──────── SOURCE MATERIAL

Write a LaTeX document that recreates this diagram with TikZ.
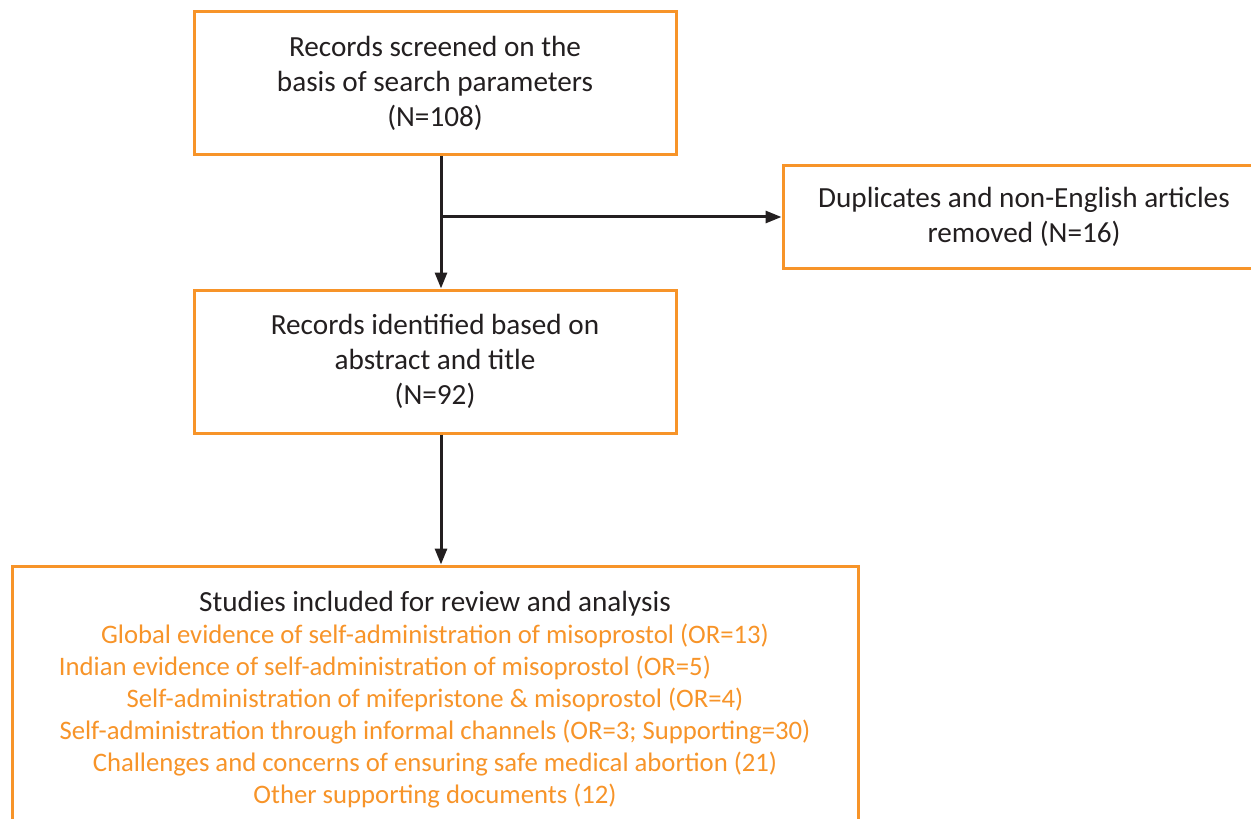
\documentclass[tikz,border=0pt]{standalone}
\usepackage{fontspec}
\setmainfont{Carlito}
\usepackage{xcolor}
\usetikzlibrary{arrows.meta,positioning,calc}
\definecolor{floworange}{RGB}{247,148,41}
\definecolor{flowdark}{RGB}{35,31,32}
\begin{document}
\begin{tikzpicture}[
x=0.5pt, y=-0.5pt,
font=\fontsize{14.6}{17.5}\selectfont,
stage/.style={draw=floworange, line width=1.5pt, align=center, text=flowdark, inner sep=0pt},
mainbox/.style={stage, minimum width=241pt, minimum height=71.5pt},
sidebox/.style={stage, minimum width=241pt, minimum height=51pt},
finalbox/.style={stage, minimum width=423pt, minimum height=134pt, font=\fontsize{13.35}{16}\selectfont},
arr/.style={-{Triangle[length=8pt, width=6pt]}, line width=1.5pt, draw=flowdark}
]
\useasboundingbox (0,0) rectangle (1251,818);
\clip (0,0) rectangle (1251,818);

% Boxes
\node[mainbox] (screened) at (435,83.5) {Records screened on the\\basis of search parameters\\(N=108)};
\node[sidebox] (removed) at (1024,217) {Duplicates and non-English articles\\removed (N=16)};
\node[mainbox] (identified) at (435,361.5) {Records identified based on\\abstract and title\\(N=92)};
\node[finalbox] (included) at (435,700) {{\fontsize{14.6}{16}\selectfont Studies included for review and analysis}\\
\textcolor{floworange}{Global evidence of self-administration of misoprostol (OR=13)}\\
\textcolor{floworange}{\mbox{Indian evidence of self-administration of misoprostol (OR=5)\hspace{50pt}}}\\
\textcolor{floworange}{Self-administration of mifepristone \& misoprostol (OR=4)}\\
\textcolor{floworange}{Self-administration through informal channels (OR=3; Supporting=30)}\\
\textcolor{floworange}{Challenges and concerns of ensuring safe medical abortion (21)}\\
\textcolor{floworange}{Other supporting documents (12)}};

% Connectors
\coordinate (split) at (441,217);
\draw[line width=1.5pt, draw=flowdark] (screened.south -| split) -- (split);
\draw[arr] (split) -- (identified.north -| split);
\draw[arr] (split) -- (removed.west);
\draw[arr] (identified.south -| split) -- (included.north -| split);

\end{tikzpicture}
\end{document}
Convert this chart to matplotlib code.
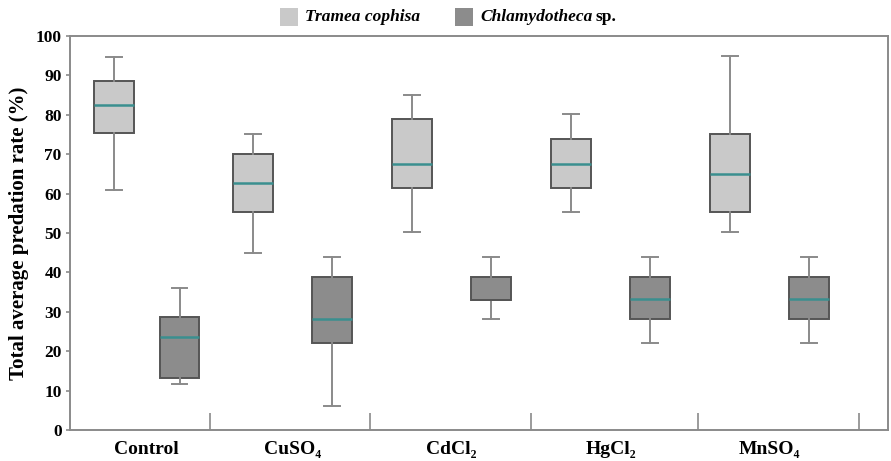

────────────────

_TASK REQUIREMENTS_
Without the pictures, copy the material exactly as given.

_RESULT BELOW_
Write a LaTeX document that recreates this diagram with TikZ.
\documentclass[tikz,border=0pt]{standalone}
\usepackage{fontspec}
\setmainfont{Carlito}
\usepackage{xcolor}
\usetikzlibrary{arrows.meta,positioning,calc}
\definecolor{floworange}{RGB}{247,148,41}
\definecolor{flowdark}{RGB}{35,31,32}
\begin{document}
\begin{tikzpicture}[
x=0.5pt, y=-0.5pt,
font=\fontsize{14.6}{17.5}\selectfont,
stage/.style={draw=floworange, line width=1.5pt, align=center, text=flowdark, inner sep=0pt},
mainbox/.style={stage, minimum width=241pt, minimum height=71.5pt},
sidebox/.style={stage, minimum width=241pt, minimum height=51pt},
finalbox/.style={stage, minimum width=423pt, minimum height=134pt, font=\fontsize{13.35}{16}\selectfont},
arr/.style={-{Triangle[length=8pt, width=6pt]}, line width=1.5pt, draw=flowdark}
]
\useasboundingbox (0,0) rectangle (1251,818);
\clip (0,0) rectangle (1251,818);

% Boxes
\node[mainbox] (screened) at (435,83.5) {Records screened on the\\basis of search parameters\\(N=108)};
\node[sidebox] (removed) at (1024,217) {Duplicates and non-English articles\\removed (N=16)};
\node[mainbox] (identified) at (435,361.5) {Records identified based on\\abstract and title\\(N=92)};
\node[finalbox] (included) at (435,700) {{\fontsize{14.6}{16}\selectfont Studies included for review and analysis}\\
\textcolor{floworange}{Global evidence of self-administration of misoprostol (OR=13)}\\
\textcolor{floworange}{\mbox{Indian evidence of self-administration of misoprostol (OR=5)\hspace{50pt}}}\\
\textcolor{floworange}{Self-administration of mifepristone \& misoprostol (OR=4)}\\
\textcolor{floworange}{Self-administration through informal channels (OR=3; Supporting=30)}\\
\textcolor{floworange}{Challenges and concerns of ensuring safe medical abortion (21)}\\
\textcolor{floworange}{Other supporting documents (12)}};

% Connectors
\coordinate (split) at (441,217);
\draw[line width=1.5pt, draw=flowdark] (screened.south -| split) -- (split);
\draw[arr] (split) -- (identified.north -| split);
\draw[arr] (split) -- (removed.west);
\draw[arr] (identified.south -| split) -- (included.north -| split);

\end{tikzpicture}
\end{document}
Convert this chart to matplotlib code.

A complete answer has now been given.